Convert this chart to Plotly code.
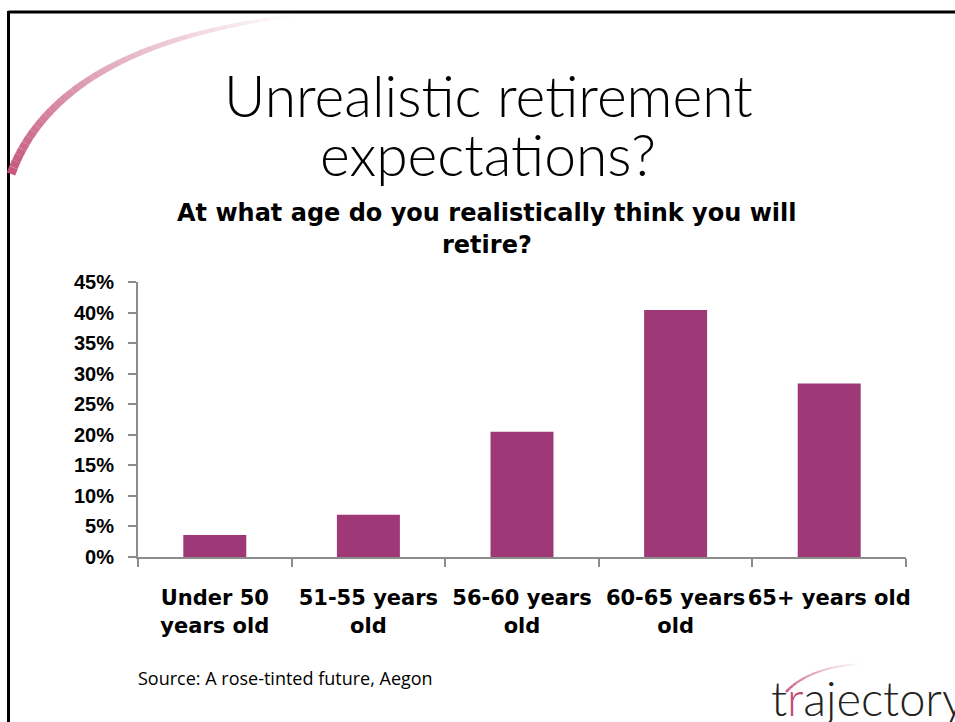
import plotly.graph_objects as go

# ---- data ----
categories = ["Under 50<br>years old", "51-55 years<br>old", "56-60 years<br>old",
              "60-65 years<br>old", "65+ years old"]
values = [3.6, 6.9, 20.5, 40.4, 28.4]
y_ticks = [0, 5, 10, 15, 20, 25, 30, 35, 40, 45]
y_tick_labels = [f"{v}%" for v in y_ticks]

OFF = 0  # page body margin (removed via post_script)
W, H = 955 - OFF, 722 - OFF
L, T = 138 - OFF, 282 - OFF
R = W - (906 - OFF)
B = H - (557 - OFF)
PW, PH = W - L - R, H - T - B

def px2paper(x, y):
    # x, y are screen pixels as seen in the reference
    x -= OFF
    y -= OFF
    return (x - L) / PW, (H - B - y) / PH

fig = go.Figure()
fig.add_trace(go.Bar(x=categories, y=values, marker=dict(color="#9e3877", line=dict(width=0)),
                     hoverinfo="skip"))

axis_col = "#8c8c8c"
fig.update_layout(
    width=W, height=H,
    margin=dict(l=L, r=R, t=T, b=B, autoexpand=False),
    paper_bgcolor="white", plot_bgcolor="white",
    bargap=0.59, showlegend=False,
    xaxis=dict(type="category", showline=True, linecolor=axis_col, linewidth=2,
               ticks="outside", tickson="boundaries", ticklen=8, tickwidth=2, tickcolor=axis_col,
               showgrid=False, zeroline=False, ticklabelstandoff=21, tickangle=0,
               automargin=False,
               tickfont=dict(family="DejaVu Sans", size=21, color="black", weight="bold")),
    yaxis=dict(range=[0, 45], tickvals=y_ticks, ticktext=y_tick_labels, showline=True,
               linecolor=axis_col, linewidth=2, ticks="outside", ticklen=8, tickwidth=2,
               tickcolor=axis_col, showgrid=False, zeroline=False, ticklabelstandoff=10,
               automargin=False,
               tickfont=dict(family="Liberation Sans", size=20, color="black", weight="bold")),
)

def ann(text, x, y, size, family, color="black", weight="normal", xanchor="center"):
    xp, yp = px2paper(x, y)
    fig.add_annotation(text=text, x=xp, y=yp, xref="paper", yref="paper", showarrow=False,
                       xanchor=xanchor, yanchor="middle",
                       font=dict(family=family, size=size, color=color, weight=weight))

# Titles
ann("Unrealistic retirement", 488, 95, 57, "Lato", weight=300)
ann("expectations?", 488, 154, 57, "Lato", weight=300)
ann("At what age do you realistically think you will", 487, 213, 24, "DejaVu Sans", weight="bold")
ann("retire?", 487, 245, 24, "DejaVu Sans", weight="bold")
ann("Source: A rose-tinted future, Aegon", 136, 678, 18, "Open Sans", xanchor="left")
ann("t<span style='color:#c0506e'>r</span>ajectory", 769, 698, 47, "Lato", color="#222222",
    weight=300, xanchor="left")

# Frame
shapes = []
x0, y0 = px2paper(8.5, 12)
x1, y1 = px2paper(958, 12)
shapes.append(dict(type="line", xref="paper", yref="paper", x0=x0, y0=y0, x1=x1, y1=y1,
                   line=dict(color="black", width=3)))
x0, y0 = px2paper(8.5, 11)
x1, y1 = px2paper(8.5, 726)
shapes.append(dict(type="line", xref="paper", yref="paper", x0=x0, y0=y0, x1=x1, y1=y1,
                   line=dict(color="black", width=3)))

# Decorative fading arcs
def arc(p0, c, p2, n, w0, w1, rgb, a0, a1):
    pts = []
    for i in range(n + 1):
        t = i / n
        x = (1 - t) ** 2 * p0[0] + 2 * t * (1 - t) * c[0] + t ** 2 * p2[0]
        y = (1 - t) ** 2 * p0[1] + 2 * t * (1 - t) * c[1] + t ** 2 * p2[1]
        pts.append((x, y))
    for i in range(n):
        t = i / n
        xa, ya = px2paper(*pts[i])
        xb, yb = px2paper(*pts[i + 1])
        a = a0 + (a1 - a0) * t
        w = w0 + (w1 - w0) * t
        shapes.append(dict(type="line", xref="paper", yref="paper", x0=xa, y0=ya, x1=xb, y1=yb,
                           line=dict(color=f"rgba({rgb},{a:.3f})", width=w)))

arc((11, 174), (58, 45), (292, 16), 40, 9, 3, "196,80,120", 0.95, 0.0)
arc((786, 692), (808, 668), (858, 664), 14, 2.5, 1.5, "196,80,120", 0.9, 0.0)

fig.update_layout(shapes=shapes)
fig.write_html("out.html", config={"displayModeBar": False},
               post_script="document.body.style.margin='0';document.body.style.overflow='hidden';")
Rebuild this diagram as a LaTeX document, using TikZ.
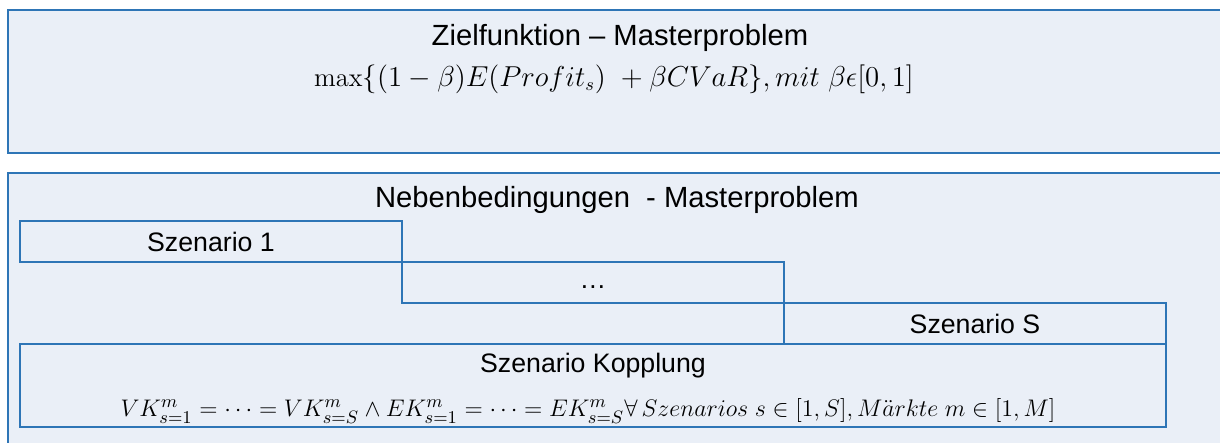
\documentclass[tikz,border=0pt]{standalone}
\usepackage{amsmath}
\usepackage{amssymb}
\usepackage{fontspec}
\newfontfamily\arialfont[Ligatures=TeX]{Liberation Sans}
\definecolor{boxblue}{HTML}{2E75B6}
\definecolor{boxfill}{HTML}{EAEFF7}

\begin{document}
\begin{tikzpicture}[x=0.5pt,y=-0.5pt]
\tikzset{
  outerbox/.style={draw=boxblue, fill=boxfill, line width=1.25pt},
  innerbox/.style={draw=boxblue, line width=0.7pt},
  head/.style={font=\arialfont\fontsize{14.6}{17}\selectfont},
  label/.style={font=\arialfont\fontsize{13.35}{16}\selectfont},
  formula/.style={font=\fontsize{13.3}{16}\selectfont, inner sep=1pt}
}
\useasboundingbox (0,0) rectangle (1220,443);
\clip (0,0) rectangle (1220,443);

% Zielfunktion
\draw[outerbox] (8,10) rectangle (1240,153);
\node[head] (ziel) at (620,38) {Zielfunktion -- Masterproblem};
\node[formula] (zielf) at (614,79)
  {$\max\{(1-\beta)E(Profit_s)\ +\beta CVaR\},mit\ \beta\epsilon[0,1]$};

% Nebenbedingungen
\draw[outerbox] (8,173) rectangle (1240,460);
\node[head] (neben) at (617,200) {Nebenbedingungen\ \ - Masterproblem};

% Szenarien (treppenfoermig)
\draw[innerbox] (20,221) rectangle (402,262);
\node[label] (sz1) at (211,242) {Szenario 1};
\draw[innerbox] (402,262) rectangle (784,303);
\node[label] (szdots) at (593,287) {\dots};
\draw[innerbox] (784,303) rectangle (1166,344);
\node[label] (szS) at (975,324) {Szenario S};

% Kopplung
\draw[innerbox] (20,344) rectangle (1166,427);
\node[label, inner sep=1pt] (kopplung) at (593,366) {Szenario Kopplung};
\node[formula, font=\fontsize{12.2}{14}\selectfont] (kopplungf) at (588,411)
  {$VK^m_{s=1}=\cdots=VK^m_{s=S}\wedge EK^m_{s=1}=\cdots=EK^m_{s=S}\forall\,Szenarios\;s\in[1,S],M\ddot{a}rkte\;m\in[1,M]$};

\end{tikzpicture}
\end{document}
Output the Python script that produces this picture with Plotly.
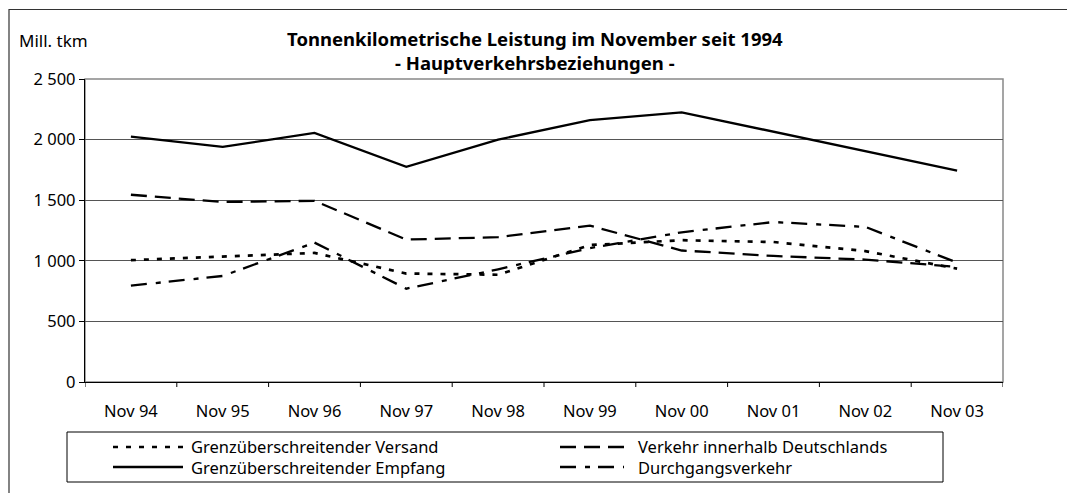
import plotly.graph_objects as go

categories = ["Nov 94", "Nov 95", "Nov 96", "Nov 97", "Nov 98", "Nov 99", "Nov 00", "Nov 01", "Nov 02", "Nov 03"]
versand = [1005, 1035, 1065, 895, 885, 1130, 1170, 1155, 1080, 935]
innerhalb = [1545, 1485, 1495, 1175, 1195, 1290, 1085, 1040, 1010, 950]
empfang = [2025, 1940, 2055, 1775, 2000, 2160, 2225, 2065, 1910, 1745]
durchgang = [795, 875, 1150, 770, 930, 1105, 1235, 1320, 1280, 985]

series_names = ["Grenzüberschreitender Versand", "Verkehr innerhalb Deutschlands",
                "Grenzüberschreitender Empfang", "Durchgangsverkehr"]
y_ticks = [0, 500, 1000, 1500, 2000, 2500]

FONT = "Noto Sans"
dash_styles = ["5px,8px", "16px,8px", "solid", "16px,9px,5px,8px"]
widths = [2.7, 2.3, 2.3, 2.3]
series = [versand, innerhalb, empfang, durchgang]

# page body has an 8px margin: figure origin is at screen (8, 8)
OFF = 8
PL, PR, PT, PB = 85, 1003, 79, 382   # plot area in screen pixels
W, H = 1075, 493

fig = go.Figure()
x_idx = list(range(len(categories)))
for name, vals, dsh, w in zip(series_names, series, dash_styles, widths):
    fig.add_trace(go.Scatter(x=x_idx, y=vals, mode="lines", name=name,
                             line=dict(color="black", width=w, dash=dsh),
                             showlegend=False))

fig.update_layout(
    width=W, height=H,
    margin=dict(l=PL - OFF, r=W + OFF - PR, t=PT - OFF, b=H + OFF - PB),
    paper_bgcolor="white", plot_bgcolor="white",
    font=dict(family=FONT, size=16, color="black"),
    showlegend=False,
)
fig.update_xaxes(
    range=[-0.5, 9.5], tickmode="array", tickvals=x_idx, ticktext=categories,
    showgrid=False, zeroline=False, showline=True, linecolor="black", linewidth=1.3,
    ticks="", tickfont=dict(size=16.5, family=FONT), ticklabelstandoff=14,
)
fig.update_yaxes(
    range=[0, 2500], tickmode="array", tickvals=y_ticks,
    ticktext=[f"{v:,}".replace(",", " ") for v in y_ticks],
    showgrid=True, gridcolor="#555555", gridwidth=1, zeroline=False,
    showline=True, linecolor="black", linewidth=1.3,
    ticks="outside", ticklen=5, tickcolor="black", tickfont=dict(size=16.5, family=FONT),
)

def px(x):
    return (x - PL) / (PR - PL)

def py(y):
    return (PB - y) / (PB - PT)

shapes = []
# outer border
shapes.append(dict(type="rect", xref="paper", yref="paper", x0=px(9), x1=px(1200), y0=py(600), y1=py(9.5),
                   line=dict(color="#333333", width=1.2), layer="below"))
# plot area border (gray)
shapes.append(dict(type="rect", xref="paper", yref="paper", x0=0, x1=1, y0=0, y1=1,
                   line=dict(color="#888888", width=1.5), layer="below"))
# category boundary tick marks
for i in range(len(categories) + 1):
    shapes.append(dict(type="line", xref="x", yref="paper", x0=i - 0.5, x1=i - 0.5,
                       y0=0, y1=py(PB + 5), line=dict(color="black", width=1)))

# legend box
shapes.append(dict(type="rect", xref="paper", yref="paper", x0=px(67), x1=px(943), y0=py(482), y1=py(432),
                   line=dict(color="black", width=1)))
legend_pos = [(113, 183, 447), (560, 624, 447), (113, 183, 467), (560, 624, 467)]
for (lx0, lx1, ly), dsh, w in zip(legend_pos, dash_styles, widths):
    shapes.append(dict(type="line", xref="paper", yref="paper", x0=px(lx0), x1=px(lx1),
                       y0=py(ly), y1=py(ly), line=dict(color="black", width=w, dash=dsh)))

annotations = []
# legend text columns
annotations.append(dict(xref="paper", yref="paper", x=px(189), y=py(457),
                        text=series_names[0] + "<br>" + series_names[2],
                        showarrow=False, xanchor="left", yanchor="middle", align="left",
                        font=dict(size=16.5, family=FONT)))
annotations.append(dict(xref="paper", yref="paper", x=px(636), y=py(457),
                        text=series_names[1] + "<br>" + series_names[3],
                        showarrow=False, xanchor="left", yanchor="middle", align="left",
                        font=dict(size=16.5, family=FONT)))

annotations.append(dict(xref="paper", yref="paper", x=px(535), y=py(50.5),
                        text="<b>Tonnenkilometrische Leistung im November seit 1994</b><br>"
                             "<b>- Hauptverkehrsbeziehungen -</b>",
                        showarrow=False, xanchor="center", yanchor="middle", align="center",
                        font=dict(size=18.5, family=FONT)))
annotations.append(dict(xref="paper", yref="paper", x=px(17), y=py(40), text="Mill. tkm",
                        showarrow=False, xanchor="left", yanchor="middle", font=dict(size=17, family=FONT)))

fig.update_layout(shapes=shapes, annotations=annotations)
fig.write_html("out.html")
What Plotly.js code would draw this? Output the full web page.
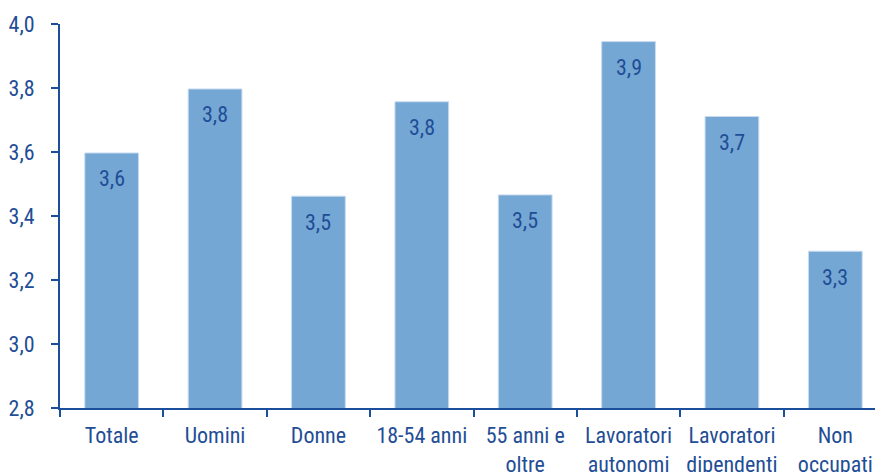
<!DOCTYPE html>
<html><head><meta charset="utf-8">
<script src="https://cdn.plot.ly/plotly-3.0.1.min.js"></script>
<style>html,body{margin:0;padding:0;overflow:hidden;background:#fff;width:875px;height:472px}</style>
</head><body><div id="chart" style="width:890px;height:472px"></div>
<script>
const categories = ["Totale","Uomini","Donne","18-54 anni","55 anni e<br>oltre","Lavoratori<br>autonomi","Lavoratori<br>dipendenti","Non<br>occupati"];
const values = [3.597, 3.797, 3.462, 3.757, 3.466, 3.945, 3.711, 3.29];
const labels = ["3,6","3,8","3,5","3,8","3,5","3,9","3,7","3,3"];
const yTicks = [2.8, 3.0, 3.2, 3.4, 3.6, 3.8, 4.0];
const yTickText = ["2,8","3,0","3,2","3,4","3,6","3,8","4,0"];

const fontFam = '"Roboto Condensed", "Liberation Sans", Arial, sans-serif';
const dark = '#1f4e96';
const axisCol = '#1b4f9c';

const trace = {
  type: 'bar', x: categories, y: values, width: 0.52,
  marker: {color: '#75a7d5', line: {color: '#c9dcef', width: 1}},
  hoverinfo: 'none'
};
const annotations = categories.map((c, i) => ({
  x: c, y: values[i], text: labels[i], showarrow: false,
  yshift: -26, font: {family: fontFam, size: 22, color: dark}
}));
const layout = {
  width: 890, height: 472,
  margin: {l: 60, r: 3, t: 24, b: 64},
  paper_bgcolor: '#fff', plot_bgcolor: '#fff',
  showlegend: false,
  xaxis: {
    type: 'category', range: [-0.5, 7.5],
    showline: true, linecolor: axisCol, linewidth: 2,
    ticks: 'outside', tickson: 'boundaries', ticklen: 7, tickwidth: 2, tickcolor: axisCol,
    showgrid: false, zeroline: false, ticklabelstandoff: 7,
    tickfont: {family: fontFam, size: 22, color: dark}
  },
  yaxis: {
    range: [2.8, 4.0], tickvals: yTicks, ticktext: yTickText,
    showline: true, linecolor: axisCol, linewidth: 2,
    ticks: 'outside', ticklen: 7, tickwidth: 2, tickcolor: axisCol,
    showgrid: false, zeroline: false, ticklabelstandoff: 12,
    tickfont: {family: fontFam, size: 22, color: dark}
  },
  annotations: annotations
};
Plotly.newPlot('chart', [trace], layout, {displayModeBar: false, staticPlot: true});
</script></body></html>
--------
**WORK TO COMPLETE:**
Only the lines between the line with "What Plotly.js code" and the line with "const axisCol = '#1b4f9c';", inclusive, should be reproduced, exactly as written and without pictures.

**OUTPUT BELOW:**
What Plotly.js code would draw this? Output the full web page.
<!DOCTYPE html>
<html><head><meta charset="utf-8">
<script src="https://cdn.plot.ly/plotly-3.0.1.min.js"></script>
<style>html,body{margin:0;padding:0;overflow:hidden;background:#fff;width:875px;height:472px}</style>
</head><body><div id="chart" style="width:890px;height:472px"></div>
<script>
const categories = ["Totale","Uomini","Donne","18-54 anni","55 anni e<br>oltre","Lavoratori<br>autonomi","Lavoratori<br>dipendenti","Non<br>occupati"];
const values = [3.597, 3.797, 3.462, 3.757, 3.466, 3.945, 3.711, 3.29];
const labels = ["3,6","3,8","3,5","3,8","3,5","3,9","3,7","3,3"];
const yTicks = [2.8, 3.0, 3.2, 3.4, 3.6, 3.8, 4.0];
const yTickText = ["2,8","3,0","3,2","3,4","3,6","3,8","4,0"];

const fontFam = '"Roboto Condensed", "Liberation Sans", Arial, sans-serif';
const dark = '#1f4e96';
const axisCol = '#1b4f9c';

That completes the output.